Les problèmes fondamentaux posés ici ne sont pas simplement propres à Hong Kong, mais à toute la classe ouvrière internationale. La seule solution progressiste passe par l’unité de toute la classe ouvrière chinoise contre les conditions d’exploitation imposées à la fois par le régime stalinien à Beijing et par la bourgeoisie de Hong Kong, les deux s’enrichissant aux dépens des travailleurs. Les travailleurs du monde entier luttent contre des formes d’oppression similaires, des «gilets jaunes» en France aux travailleurs participant à la grève massive dans le territoire américain de Porto Rico.

Cette unité de la classe ouvrière est ce que Beijing craint le plus. Jeudi dernier, le South China Morning Post rapportait que les responsables de Beijing préparaient des plans à court et à long terme pour Hong Kong. Citant un fonctionnaire anonyme, le Post a publié que «la priorité immédiate (pour Beijing) est de développer une stratégie pour garder Hong Kong stable et empêcher les troubles de se propager ou d’affecter d’autres politiques et programmes nationaux importants.»
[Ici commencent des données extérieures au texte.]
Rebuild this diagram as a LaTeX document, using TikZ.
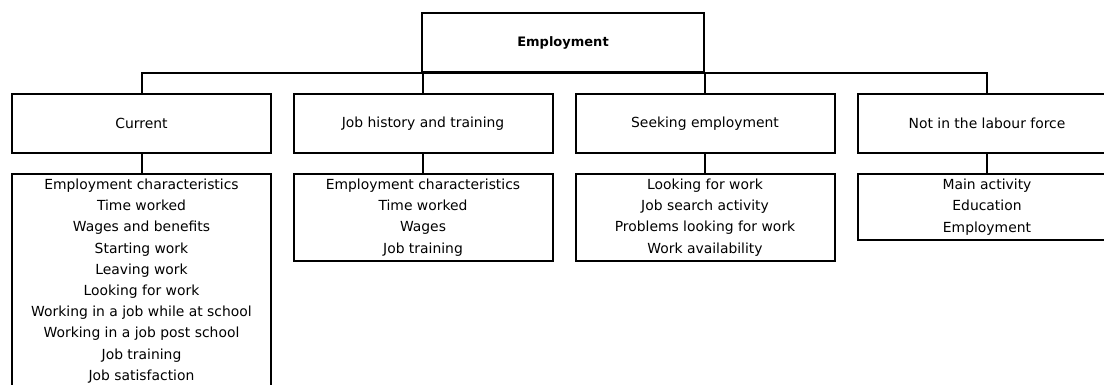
\documentclass[tikz,border=0pt]{standalone}
\usepackage{fontspec}
\setmainfont{DejaVu Sans}
\begin{document}
\begin{tikzpicture}[x=1pt, y=-1pt,
		box/.style={draw, line width=2pt, minimum width=259pt, inner sep=0pt, align=center, anchor=north, font=\fontsize{13.9}{21.2}\selectfont},
		head/.style={box, minimum height=59pt},
		conn/.style={line width=2pt}]
			\clip (0,0) rectangle (1104,385);
			\node (employment) [head, minimum width=282pt, font=\fontsize{13}{16}\selectfont\bfseries] at (563,12) {Employment};
			\node (current) [head] at (141.5,93) {Current};
			\node (history) [head] at (423,93) {Job history and training};
			\node (seeking) [head] at (705,93) {Seeking employment};
			\node (notlf) [head] at (987,93) {Not in the labour force};
			\node (currentlist) [box, minimum height=214pt] at (141.5,173) {
				Employment characteristics \\ Time worked \\ Wages and benefits \\ Starting work \\ Leaving work \\
				Looking for work \\ Working in a job while at school \\ Working in a job post school \\ Job training \\ Job satisfaction
			};
			\node (historylist) [box, minimum height=87pt] at (423,173) {Employment characteristics \\ Time worked \\ Wages \\ Job training};
			\node (seekinglist) [box, minimum height=87pt] at (705,173) {Looking for work \\ Job search activity \\ Problems looking for work \\ Work availability};
			\node (notlflist) [box, minimum height=66pt] at (987,173) {Main activity \\ Education \\ Employment};
			\draw [conn] (current.north) -- (current.north |- employment.south) -- (notlf.north |- employment.south) -- (notlf.north);
			\draw [conn] (history.north) -- (history.north |- employment.south);
			\draw [conn] (seeking.north) -- (seeking.north |- employment.south);
			\foreach \n in {current, history, seeking, notlf}
				\draw [conn] (\n.south) -- (\n list.north);
		\end{tikzpicture}
\end{document}
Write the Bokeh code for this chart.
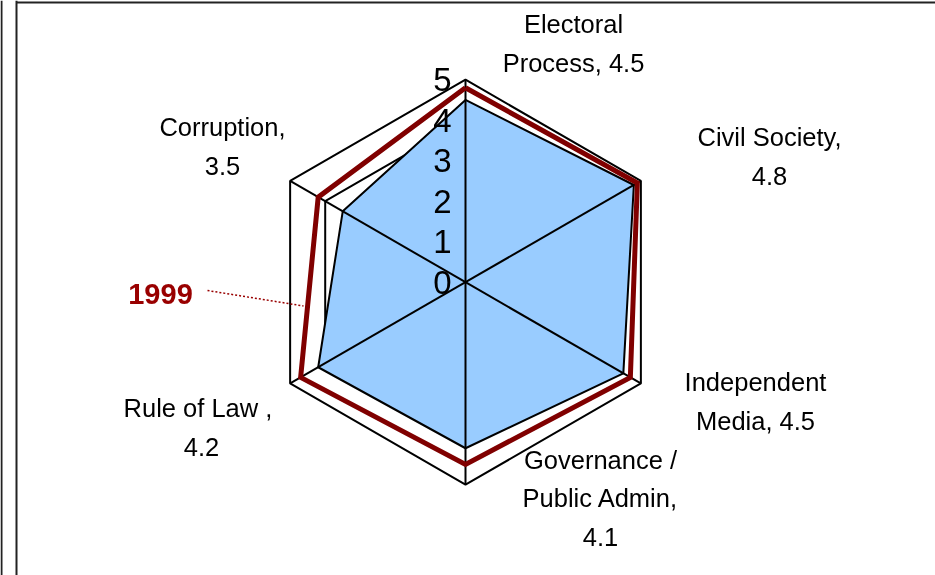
import numpy as np
from bokeh.plotting import figure
from bokeh.models import Range1d
from bokeh.core.properties import value
from bokeh.embed import file_html
from bokeh.resources import INLINE

# ---------------- data ----------------
categories = ["Electoral Process", "Civil Society", "Independent Media",
              "Governance / Public Admin", "Rule of Law", "Corruption"]
current_values = [4.5, 4.8, 4.5, 4.1, 4.2, 3.5]
values_1999 = [4.8, 4.9, 4.7, 4.5, 4.7, 4.2]
label_texts = ["Electoral\nProcess, 4.5", "Civil Society,\n4.8", "Independent\nMedia, 4.5",
               "Governance /\nPublic Admin,\n4.1", "Rule of  Law ,\n4.2", "Corruption,\n3.5"]
tick_values = [0, 1, 2, 3, 4, 5]
tick_labels = ["0", "1", "2", "3", "4", "5"]
series_label = "1999"

# ---------------- layout ----------------
W, H = 935, 575
CX, CY = 465.0, 281.7      # centre of radar in page pixels
S = 40.5                   # pixels per unit
FONT = "Liberation Sans"

def px(x):
    return (x - CX) / S

def py(y):
    return (CY - y) / S

angles = np.deg2rad(90 - 60 * np.arange(len(categories)))

def polar(vals):
    v = np.asarray(vals, dtype=float)
    return list(v * np.cos(angles)), list(v * np.sin(angles))

p = figure(width=W, height=H, output_backend="svg", toolbar_location=None,
           x_range=Range1d(px(0), px(W)), y_range=Range1d(py(H), py(0)),
           min_border=0, min_border_left=0, min_border_right=0,
           min_border_top=0, min_border_bottom=0,
           styles={"position": "fixed", "left": "0px", "top": "0px"})
p.axis.visible = False
p.grid.visible = False
p.outline_line_color = None
p.background_fill_color = "white"
p.border_fill_color = "white"

# frame lines
p.segment(x0=[px(1), px(16), px(16)], y0=[py(0), py(0), py(2)],
          x1=[px(1), px(16), px(W)], y1=[py(H), py(H), py(2)],
          line_color="#222222", line_width=2)

# grid hexagons
for t in tick_values[1:]:
    gx, gy = polar([t] * len(categories))
    p.patch(gx + [gx[0]], gy + [gy[0]], fill_color=None, line_color="black", line_width=2)

# current series (filled)
cx_, cy_ = polar(current_values)
p.patch(cx_, cy_, fill_color="#99CCFF", line_color="black", line_width=2)

# spokes
ox, oy = polar([tick_values[-1]] * len(categories))
p.segment(x0=[0] * len(ox), y0=[0] * len(oy), x1=ox, y1=oy, line_color="black", line_width=2)

# 1999 series
rx, ry = polar(values_1999)
p.line(rx + [rx[0]], ry + [ry[0]], line_color="#800000", line_width=5, line_join="miter")

# radial tick labels
p.text(x=[px(451)] * len(tick_values), y=list(tick_values), text=tick_labels,
       text_font=value(FONT), text_font_size="33px", text_align="right",
       text_baseline="middle", text_color="black")

# category labels
label_px = [(573, 43), (769, 156), (755, 401), (600, 498), (201, 427), (222, 146)]
p.text(x=[px(a) for a, b in label_px], y=[py(b) for a, b in label_px], text=label_texts,
       text_font=value(FONT), text_font_size="25.5px", text_align="center",
       text_baseline="middle", text_line_height=1.38, text_color="black")

# 1999 label and leader
p.text(x=[px(160)], y=[py(293)], text=[series_label], text_font=value(FONT),
       text_font_size="29px", text_font_style="bold", text_align="center",
       text_baseline="middle", text_color="#990000")
p.line([px(207), px(303)], [py(290), py(305.5)], line_color="#990000",
       line_width=1.5, line_dash="2 2")

open("out.html", "w").write(file_html(p, INLINE))
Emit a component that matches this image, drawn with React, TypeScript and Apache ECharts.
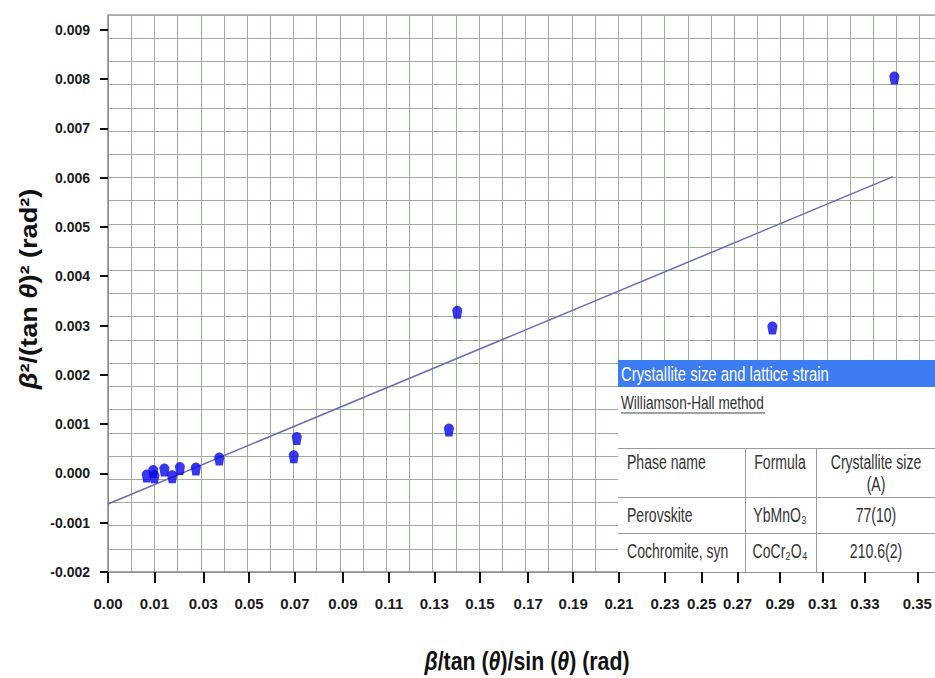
import React, { useEffect, useRef } from 'react';
import * as echarts from 'echarts';

// Scatter points (x: β/tanθ/sinθ, y: β²/(tanθ)²)
const pointsX = [0.0167, 0.0195, 0.0200, 0.0243, 0.0277, 0.0310, 0.0379, 0.0480, 0.0801, 0.0814, 0.1470, 0.1506, 0.2865, 0.3391];
const pointsY = [-0.00005, 0.00004, -0.00007, 0.00007, -0.00007, 0.00010, 0.00009, 0.00029, 0.00034, 0.00071, 0.00088, 0.00327, 0.00295, 0.00802];
// Linear fit line end points
const fitX = [0, 0.3385];
const fitY = [-0.00062, 0.00602];
// X tick positions (axis units) and their printed labels
const xTickPositions = [0, 0.0200, 0.0411, 0.0608, 0.0806, 0.1013, 0.1212, 0.1407, 0.1604, 0.1812, 0.2006, 0.2204, 0.2402, 0.2560, 0.2715, 0.2898, 0.3082, 0.3264, 0.3490];
const xTickLabels = ['0.00', '0.01', '0.03', '0.05', '0.07', '0.09', '0.11', '0.13', '0.15', '0.17', '0.19', '0.21', '0.23', '0.25', '0.27', '0.29', '0.31', '0.33', '0.35'];
// Y ticks
const yTickValues = [-0.002, -0.001, 0, 0.001, 0.002, 0.003, 0.004, 0.005, 0.006, 0.007, 0.008, 0.009];
const yTickLabels = ['-0.002', '-0.001', '0.000', '0.001', '0.002', '0.003', '0.004', '0.005', '0.006', '0.007', '0.008', '0.009'];
// Titles
const xTitle = '{i|β}/tan ({i|θ})/sin ({i|θ}) (rad)';
const yTitle = '{i|β}²/(tan {i|θ})² (rad²)';
// Table content
const tableTitle = 'Crystallite size and lattice strain';
const tableSubtitle = 'Williamson-Hall method';
const tableHeader = ['Phase name', 'Formula', 'Crystallite size', '(A)'];
const phaseNames = ['Perovskite', 'Cochromite, syn'];
const phaseFormulas = ['YbMnO₃', 'CoCr₂O₄'];
const phaseSizes = ['77(10)', '210.6(2)'];

const SANS = "'Liberation Sans', Arial, sans-serif";

export default function App() {
  const ref = useRef<HTMLDivElement>(null);
  useEffect(() => {
    if (!ref.current) return;
    const chart = echarts.init(ref.current, null, { renderer: 'svg' });
    const gridColor = '#9dae9b';
    const textColor = '#333';
    const tableLine = '#9a9a9a';
    const tx = 618;
    const narrowText = (text: string, x: number, y: number, size: number, sx: number, align: string, fill: string) => ({
      type: 'text', z: 102, x, y, scaleX: sx, scaleY: 1.12,
      style: { text, fill, font: `${size}px ${SANS}`, verticalAlign: 'middle', align },
    });
    const graphics: any[] = [
      { type: 'rect', z: 100, shape: { x: tx, y: 360, width: 317, height: 212 }, style: { fill: '#ffffff' } },
      { type: 'rect', z: 101, shape: { x: tx, y: 360, width: 317, height: 27 }, style: { fill: '#3d7cf3' } },
      narrowText(tableTitle, 621, 374, 18, 0.825, 'left', '#ffffff'),
      narrowText(tableSubtitle, 621, 403, 17, 0.8, 'left', textColor),
      { type: 'line', z: 102, shape: { x1: 621, y1: 413, x2: 765, y2: 413 }, style: { stroke: '#444', lineWidth: 1 } },
      { type: 'line', z: 102, shape: { x1: tx, y1: 448.5, x2: 935, y2: 448.5 }, style: { stroke: tableLine, lineWidth: 1 } },
      { type: 'line', z: 102, shape: { x1: tx, y1: 497.5, x2: 935, y2: 497.5 }, style: { stroke: tableLine, lineWidth: 1 } },
      { type: 'line', z: 102, shape: { x1: tx, y1: 533.5, x2: 935, y2: 533.5 }, style: { stroke: tableLine, lineWidth: 1 } },
      { type: 'line', z: 102, shape: { x1: 745.5, y1: 448, x2: 745.5, y2: 572 }, style: { stroke: tableLine, lineWidth: 1 } },
      { type: 'line', z: 102, shape: { x1: 816.5, y1: 448, x2: 816.5, y2: 572 }, style: { stroke: tableLine, lineWidth: 1 } },
      narrowText(tableHeader[0], 627, 462, 18, 0.78, 'left', textColor),
      narrowText(tableHeader[1], 780, 462, 18, 0.78, 'center', textColor),
      narrowText(tableHeader[2], 876, 462, 18, 0.78, 'center', textColor),
      narrowText(tableHeader[3], 876, 484, 18, 0.78, 'center', textColor),
      // Axis titles
      {
        type: 'text', z: 50, x: 527, y: 661, scaleX: 0.82,
        style: {
          text: xTitle, fill: '#111', font: `bold 26px ${SANS}`, align: 'center', verticalAlign: 'middle',
          rich: { i: { fontStyle: 'italic', fontWeight: 'bold', fontSize: 26, fontFamily: SANS, fill: '#111' } },
        },
      },
      {
        type: 'text', z: 50, x: 29, y: 289, rotation: Math.PI / 2, scaleX: 1.13,
        style: {
          text: yTitle, fill: '#111', font: `bold 24px ${SANS}`, align: 'center', verticalAlign: 'middle',
          rich: { i: { fontStyle: 'italic', fontWeight: 'bold', fontSize: 24, fontFamily: SANS, fill: '#111' } },
        },
      },
    ];
    const rowY = [515, 551];
    phaseNames.forEach((n, i) => {
      graphics.push(narrowText(n, 627, rowY[i], 18, 0.78, 'left', textColor));
      graphics.push(narrowText(phaseFormulas[i], 780, rowY[i], 18, 0.78, 'center', textColor));
      graphics.push(narrowText(phaseSizes[i], 876, rowY[i], 18, 0.78, 'center', textColor));
    });

    chart.setOption({
      animation: false,
      backgroundColor: '#ffffff',
      grid: { left: 108, top: 15, right: 0, bottom: 106, containLabel: false },
      xAxis: [
        {
          type: 'value', min: 0, max: 0.35662,
          axisLine: { show: true, onZero: false, lineStyle: { color: '#8a8a8a', width: 1.5 } },
          axisTick: { show: true, customValues: xTickPositions, length: 11, inside: false, lineStyle: { color: '#111', width: 2 } },
          axisLabel: {
            show: true, customValues: xTickPositions, margin: 24,
            color: '#1a1a1a', fontFamily: SANS, fontWeight: 'bold', fontSize: 15,
            formatter: (v: number) => {
              const idx = xTickPositions.findIndex((p) => Math.abs(p - v) < 1e-6);
              return idx >= 0 ? xTickLabels[idx] : '';
            },
          },
          splitLine: { show: false },
        },
        {
          type: 'value', min: 0, max: 827 / 23.19, interval: 1, position: 'top',
          axisLine: { show: true, onZero: false, lineStyle: { color: '#a8a8a8', width: 1.5 } },
          axisTick: { show: false }, axisLabel: { show: false },
          splitLine: { show: true, lineStyle: { color: gridColor, width: 1 } },
        },
      ],
      yAxis: [
        {
          type: 'value', min: -0.002, max: 0.0093,
          axisLine: { show: true, onZero: false, lineStyle: { color: '#8a8a8a', width: 1.5 } },
          axisTick: { show: true, customValues: yTickValues, length: 8, lineStyle: { color: '#111', width: 2 } },
          axisLabel: {
            show: true, customValues: yTickValues, margin: 18,
            color: '#1a1a1a', fontFamily: SANS, fontWeight: 'bold', fontSize: 14,
            formatter: (v: number) => {
              const idx = yTickValues.findIndex((p) => Math.abs(p - v) < 1e-9);
              return idx >= 0 ? yTickLabels[idx] : '';
            },
          },
          splitLine: { show: false },
        },
        {
          type: 'value', min: 0, max: 24, interval: 1, position: 'right',
          axisLine: { show: false, onZero: false }, axisTick: { show: false }, axisLabel: { show: false },
          splitLine: { show: true, lineStyle: { color: gridColor, width: 1 } },
        },
      ],
      series: [
        {
          type: 'line', xAxisIndex: 0, yAxisIndex: 0,
          data: fitX.map((x, i) => [x, fitY[i]]),
          showSymbol: false, symbol: 'none',
          lineStyle: { color: '#6a6ab8', width: 1.5 },
          z: 3,
        },
        {
          type: 'scatter', xAxisIndex: 0, yAxisIndex: 0,
          data: pointsX.map((x, i) => [x, pointsY[i]]),
          symbol: 'path://M5,0 C7.5,0 10,2 10,4.5 L8.5,12 L1.5,12 L0,4.5 C0,2 2.5,0 5,0 Z',
          symbolSize: [10, 13],
          itemStyle: { color: '#0808e6' },
          z: 4,
        },
      ],
      graphic: graphics,
    });
    return () => chart.dispose();
  }, []);
  return <div ref={ref} style={{ position: 'fixed', left: 0, top: 0, width: 935, height: 678 }} />;
}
Beijing a sauté sur l’occasion des affrontements entre la police et les manifestants dimanche alors que des milliers de personnes se sont séparées de la manifestation principale officielle approuvée, pour aller manifester au bureau de liaison de Beijing. La police a alors utilisé des gaz lacrymogènes et des balles en caoutchouc pour disperser les manifestants qui ont peint des graffitis sur les murs de l’immeuble à bureaux.

L’agence de presse étatique Xinhua relevant de Beijing, a écrit que les manifestations dans les bureaux du gouvernement «contestent ouvertement l’autorité du gouvernement central et s’en prennent au principe de base "un pays, deux systèmes", ce qui est absolument intolérable.»

Les travailleurs et les jeunes doivent prendre cela et l’attaque menée par les voyous à la gare comme un avertissement que Beijing s’apprête à intervenir avec de nouvelles méthodes encore plus violentes pour contrôler le mouvement de protestation.